What this task involves:
Write out the entire listing below exactly as it appears, minus any pictures.
-*-*-
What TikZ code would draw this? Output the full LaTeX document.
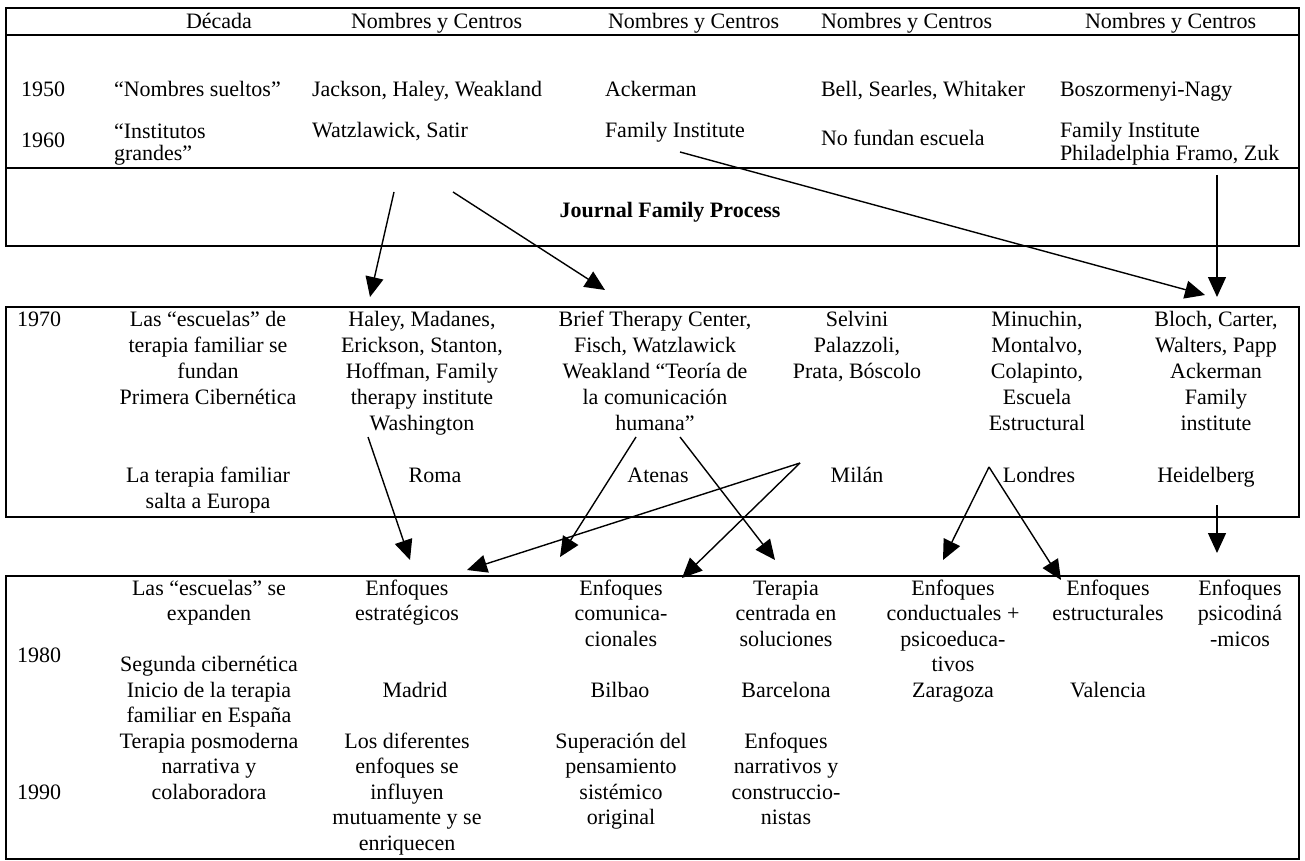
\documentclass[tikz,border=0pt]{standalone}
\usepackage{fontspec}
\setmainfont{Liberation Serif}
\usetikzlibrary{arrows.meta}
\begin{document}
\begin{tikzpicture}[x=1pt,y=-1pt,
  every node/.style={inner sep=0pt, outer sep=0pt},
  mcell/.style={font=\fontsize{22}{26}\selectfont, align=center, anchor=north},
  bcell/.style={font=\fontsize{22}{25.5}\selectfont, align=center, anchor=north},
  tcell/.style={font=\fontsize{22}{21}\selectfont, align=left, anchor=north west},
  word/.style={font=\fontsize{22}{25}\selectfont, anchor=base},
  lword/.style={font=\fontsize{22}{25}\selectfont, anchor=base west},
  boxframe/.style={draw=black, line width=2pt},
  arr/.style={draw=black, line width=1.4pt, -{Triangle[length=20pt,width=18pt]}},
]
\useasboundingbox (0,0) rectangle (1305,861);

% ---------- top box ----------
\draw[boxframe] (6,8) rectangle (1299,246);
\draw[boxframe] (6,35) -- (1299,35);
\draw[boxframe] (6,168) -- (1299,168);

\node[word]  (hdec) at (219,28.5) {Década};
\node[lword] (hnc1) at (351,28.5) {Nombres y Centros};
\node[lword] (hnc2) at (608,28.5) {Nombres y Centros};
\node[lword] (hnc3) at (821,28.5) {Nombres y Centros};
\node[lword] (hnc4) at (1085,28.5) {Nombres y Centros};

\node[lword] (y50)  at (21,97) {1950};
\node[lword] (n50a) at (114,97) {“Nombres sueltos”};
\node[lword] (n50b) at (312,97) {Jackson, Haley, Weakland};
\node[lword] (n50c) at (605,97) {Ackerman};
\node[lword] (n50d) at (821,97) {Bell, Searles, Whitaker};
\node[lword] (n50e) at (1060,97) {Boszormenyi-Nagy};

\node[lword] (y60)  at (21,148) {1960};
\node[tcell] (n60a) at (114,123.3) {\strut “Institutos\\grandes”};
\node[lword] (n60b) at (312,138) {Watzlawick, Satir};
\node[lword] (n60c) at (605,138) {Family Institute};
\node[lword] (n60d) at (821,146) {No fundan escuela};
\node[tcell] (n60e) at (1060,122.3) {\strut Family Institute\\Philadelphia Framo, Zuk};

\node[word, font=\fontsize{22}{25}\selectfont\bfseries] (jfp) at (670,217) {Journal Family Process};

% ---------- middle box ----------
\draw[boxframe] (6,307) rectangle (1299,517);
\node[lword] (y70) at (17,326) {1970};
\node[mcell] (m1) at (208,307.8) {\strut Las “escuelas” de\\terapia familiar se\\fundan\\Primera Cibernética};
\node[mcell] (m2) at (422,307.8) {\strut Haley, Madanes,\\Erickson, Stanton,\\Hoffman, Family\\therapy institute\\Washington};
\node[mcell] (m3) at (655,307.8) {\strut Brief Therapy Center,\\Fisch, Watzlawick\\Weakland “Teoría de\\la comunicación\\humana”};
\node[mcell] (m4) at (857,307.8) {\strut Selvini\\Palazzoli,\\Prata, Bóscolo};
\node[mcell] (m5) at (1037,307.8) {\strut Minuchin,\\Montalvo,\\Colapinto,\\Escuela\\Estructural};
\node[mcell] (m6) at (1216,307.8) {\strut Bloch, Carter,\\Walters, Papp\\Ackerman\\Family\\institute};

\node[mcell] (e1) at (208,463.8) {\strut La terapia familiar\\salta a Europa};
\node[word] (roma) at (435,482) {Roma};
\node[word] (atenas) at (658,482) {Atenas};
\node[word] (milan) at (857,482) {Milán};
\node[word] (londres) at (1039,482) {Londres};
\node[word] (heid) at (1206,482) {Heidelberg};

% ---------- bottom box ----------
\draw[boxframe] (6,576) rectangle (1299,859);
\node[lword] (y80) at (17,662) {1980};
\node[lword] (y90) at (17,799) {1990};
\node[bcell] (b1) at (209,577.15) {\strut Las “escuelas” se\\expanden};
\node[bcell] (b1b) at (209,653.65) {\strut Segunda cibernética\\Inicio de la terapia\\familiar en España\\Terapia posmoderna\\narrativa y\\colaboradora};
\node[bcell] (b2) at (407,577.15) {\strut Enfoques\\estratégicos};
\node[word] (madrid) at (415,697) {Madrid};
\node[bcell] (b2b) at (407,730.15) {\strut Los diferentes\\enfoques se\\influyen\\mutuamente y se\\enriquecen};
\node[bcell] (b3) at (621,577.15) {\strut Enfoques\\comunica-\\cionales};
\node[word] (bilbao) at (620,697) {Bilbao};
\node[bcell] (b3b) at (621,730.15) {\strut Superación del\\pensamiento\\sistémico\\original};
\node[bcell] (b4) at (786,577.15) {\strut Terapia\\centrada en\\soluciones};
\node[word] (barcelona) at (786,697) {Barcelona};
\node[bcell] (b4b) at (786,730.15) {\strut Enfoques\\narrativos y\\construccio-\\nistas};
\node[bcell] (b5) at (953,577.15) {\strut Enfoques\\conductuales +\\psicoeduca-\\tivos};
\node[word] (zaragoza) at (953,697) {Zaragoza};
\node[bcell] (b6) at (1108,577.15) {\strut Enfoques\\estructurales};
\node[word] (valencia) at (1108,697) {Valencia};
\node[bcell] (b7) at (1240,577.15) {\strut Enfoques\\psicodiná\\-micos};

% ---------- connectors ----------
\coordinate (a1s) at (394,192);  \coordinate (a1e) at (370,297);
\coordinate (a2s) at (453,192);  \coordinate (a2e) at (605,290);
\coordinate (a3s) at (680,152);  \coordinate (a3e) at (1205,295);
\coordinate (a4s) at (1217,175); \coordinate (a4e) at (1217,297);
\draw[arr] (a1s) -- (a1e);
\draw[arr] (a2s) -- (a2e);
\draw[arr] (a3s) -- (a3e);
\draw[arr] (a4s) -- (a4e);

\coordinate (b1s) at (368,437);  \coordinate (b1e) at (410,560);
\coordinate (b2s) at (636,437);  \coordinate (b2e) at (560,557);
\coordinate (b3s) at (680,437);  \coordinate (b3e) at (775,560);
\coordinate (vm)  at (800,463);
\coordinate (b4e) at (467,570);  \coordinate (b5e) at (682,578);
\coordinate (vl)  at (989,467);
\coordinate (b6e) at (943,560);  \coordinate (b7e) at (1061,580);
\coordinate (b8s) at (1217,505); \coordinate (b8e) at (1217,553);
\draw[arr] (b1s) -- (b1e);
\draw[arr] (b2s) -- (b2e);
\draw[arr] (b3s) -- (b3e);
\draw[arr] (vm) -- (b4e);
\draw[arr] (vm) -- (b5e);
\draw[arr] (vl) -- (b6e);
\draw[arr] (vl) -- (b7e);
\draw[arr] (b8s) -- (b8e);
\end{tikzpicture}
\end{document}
-*-*-
Correct response:
What TikZ code would draw this? Output the full LaTeX document.
\documentclass[tikz,border=0pt]{standalone}
\usepackage{fontspec}
\setmainfont{Liberation Serif}
\usetikzlibrary{arrows.meta}
\begin{document}
\begin{tikzpicture}[x=1pt,y=-1pt,
  every node/.style={inner sep=0pt, outer sep=0pt},
  mcell/.style={font=\fontsize{22}{26}\selectfont, align=center, anchor=north},
  bcell/.style={font=\fontsize{22}{25.5}\selectfont, align=center, anchor=north},
  tcell/.style={font=\fontsize{22}{21}\selectfont, align=left, anchor=north west},
  word/.style={font=\fontsize{22}{25}\selectfont, anchor=base},
  lword/.style={font=\fontsize{22}{25}\selectfont, anchor=base west},
  boxframe/.style={draw=black, line width=2pt},
  arr/.style={draw=black, line width=1.4pt, -{Triangle[length=20pt,width=18pt]}},
]
\useasboundingbox (0,0) rectangle (1305,861);

% ---------- top box ----------
\draw[boxframe] (6,8) rectangle (1299,246);
\draw[boxframe] (6,35) -- (1299,35);
\draw[boxframe] (6,168) -- (1299,168);

\node[word]  (hdec) at (219,28.5) {Década};
\node[lword] (hnc1) at (351,28.5) {Nombres y Centros};
\node[lword] (hnc2) at (608,28.5) {Nombres y Centros};
\node[lword] (hnc3) at (821,28.5) {Nombres y Centros};
\node[lword] (hnc4) at (1085,28.5) {Nombres y Centros};

\node[lword] (y50)  at (21,97) {1950};
\node[lword] (n50a) at (114,97) {“Nombres sueltos”};
\node[lword] (n50b) at (312,97) {Jackson, Haley, Weakland};
\node[lword] (n50c) at (605,97) {Ackerman};
\node[lword] (n50d) at (821,97) {Bell, Searles, Whitaker};
\node[lword] (n50e) at (1060,97) {Boszormenyi-Nagy};

\node[lword] (y60)  at (21,148) {1960};
\node[tcell] (n60a) at (114,123.3) {\strut “Institutos\\grandes”};
\node[lword] (n60b) at (312,138) {Watzlawick, Satir};
\node[lword] (n60c) at (605,138) {Family Institute};
\node[lword] (n60d) at (821,146) {No fundan escuela};
\node[tcell] (n60e) at (1060,122.3) {\strut Family Institute\\Philadelphia Framo, Zuk};

\node[word, font=\fontsize{22}{25}\selectfont\bfseries] (jfp) at (670,217) {Journal Family Process};

% ---------- middle box ----------
\draw[boxframe] (6,307) rectangle (1299,517);
\node[lword] (y70) at (17,326) {1970};
\node[mcell] (m1) at (208,307.8) {\strut Las “escuelas” de\\terapia familiar se\\fundan\\Primera Cibernética};
\node[mcell] (m2) at (422,307.8) {\strut Haley, Madanes,\\Erickson, Stanton,\\Hoffman, Family\\therapy institute\\Washington};
\node[mcell] (m3) at (655,307.8) {\strut Brief Therapy Center,\\Fisch, Watzlawick\\Weakland “Teoría de\\la comunicación\\humana”};
\node[mcell] (m4) at (857,307.8) {\strut Selvini\\Palazzoli,\\Prata, Bóscolo};
\node[mcell] (m5) at (1037,307.8) {\strut Minuchin,\\Montalvo,\\Colapinto,\\Escuela\\Estructural};
\node[mcell] (m6) at (1216,307.8) {\strut Bloch, Carter,\\Walters, Papp\\Ackerman\\Family\\institute};

\node[mcell] (e1) at (208,463.8) {\strut La terapia familiar\\salta a Europa};
\node[word] (roma) at (435,482) {Roma};
\node[word] (atenas) at (658,482) {Atenas};
\node[word] (milan) at (857,482) {Milán};
\node[word] (londres) at (1039,482) {Londres};
\node[word] (heid) at (1206,482) {Heidelberg};

% ---------- bottom box ----------
\draw[boxframe] (6,576) rectangle (1299,859);
\node[lword] (y80) at (17,662) {1980};
\node[lword] (y90) at (17,799) {1990};
\node[bcell] (b1) at (209,577.15) {\strut Las “escuelas” se\\expanden};
\node[bcell] (b1b) at (209,653.65) {\strut Segunda cibernética\\Inicio de la terapia\\familiar en España\\Terapia posmoderna\\narrativa y\\colaboradora};
\node[bcell] (b2) at (407,577.15) {\strut Enfoques\\estratégicos};
\node[word] (madrid) at (415,697) {Madrid};
\node[bcell] (b2b) at (407,730.15) {\strut Los diferentes\\enfoques se\\influyen\\mutuamente y se\\enriquecen};
\node[bcell] (b3) at (621,577.15) {\strut Enfoques\\comunica-\\cionales};
\node[word] (bilbao) at (620,697) {Bilbao};
\node[bcell] (b3b) at (621,730.15) {\strut Superación del\\pensamiento\\sistémico\\original};
\node[bcell] (b4) at (786,577.15) {\strut Terapia\\centrada en\\soluciones};
\node[word] (barcelona) at (786,697) {Barcelona};
\node[bcell] (b4b) at (786,730.15) {\strut Enfoques\\narrativos y\\construccio-\\nistas};
\node[bcell] (b5) at (953,577.15) {\strut Enfoques\\conductuales +\\psicoeduca-\\tivos};
\node[word] (zaragoza) at (953,697) {Zaragoza};
\node[bcell] (b6) at (1108,577.15) {\strut Enfoques\\estructurales};
\node[word] (valencia) at (1108,697) {Valencia};
\node[bcell] (b7) at (1240,577.15) {\strut Enfoques\\psicodiná\\-micos};

% ---------- connectors ----------
\coordinate (a1s) at (394,192);  \coordinate (a1e) at (370,297);
\coordinate (a2s) at (453,192);  \coordinate (a2e) at (605,290);
\coordinate (a3s) at (680,152);  \coordinate (a3e) at (1205,295);
\coordinate (a4s) at (1217,175); \coordinate (a4e) at (1217,297);
\draw[arr] (a1s) -- (a1e);
\draw[arr] (a2s) -- (a2e);
\draw[arr] (a3s) -- (a3e);
\draw[arr] (a4s) -- (a4e);

\coordinate (b1s) at (368,437);  \coordinate (b1e) at (410,560);
\coordinate (b2s) at (636,437);  \coordinate (b2e) at (560,557);
\coordinate (b3s) at (680,437);  \coordinate (b3e) at (775,560);
\coordinate (vm)  at (800,463);
\coordinate (b4e) at (467,570);  \coordinate (b5e) at (682,578);
\coordinate (vl)  at (989,467);
\coordinate (b6e) at (943,560);  \coordinate (b7e) at (1061,580);
\coordinate (b8s) at (1217,505); \coordinate (b8e) at (1217,553);
\draw[arr] (b1s) -- (b1e);
\draw[arr] (b2s) -- (b2e);
\draw[arr] (b3s) -- (b3e);
\draw[arr] (vm) -- (b4e);
\draw[arr] (vm) -- (b5e);
\draw[arr] (vl) -- (b6e);
\draw[arr] (vl) -- (b7e);
\draw[arr] (b8s) -- (b8e);
\end{tikzpicture}
\end{document}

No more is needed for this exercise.